The Capitals had lost 10 out of 11 playoff matchups against the Penguins
with the only prior win coming in 1994. Alex Ovechkin, a future Hall of
Famer, had never before reached the conference finals. Add this frustration to the playoff failure of the Wizards and Nationals, and one understands that part of the jubilation is born out of relief.

Obviously, the Caps’ work is not done. Anything less than a Stanley Cup will be a disappointment. But if fans aren’t allowed to be happy when their teams achieve stepping-stone success hopefully en route to the ultimate prize, what’s the point? Aren’t sports supposed to be fun?

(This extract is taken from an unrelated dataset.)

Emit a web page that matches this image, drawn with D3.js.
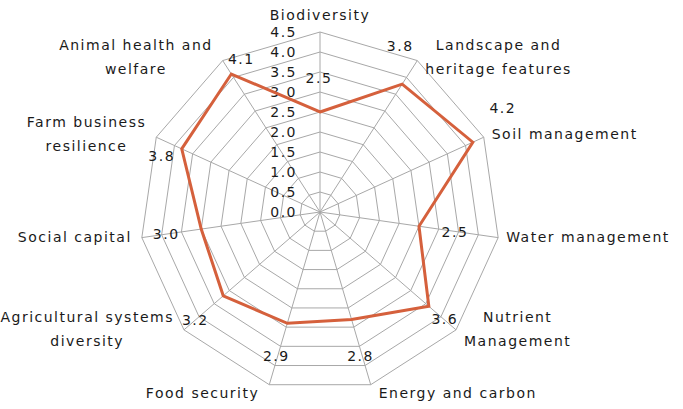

It’s quite rich, too, that Wilbon has previously mentioned Philadelphia as a beacon of true and good sports townsmanship. This is a city that treated the Sixers making the playoffs like a damn title. He also points to Detroit, which I can assure you would shut down if the Lions were to win even a wild-card playoff game.

Perhaps the reasons Wilbon “gets in trouble” when he derides D.C. as a sports town are obvious. People don’t like being talked down to and they don’t like being told not to enjoy something they enjoy — especially if the supporting reasons are dubious. But, hey, he’s lived there for almost four decades so he surely has his finger on the local pulse.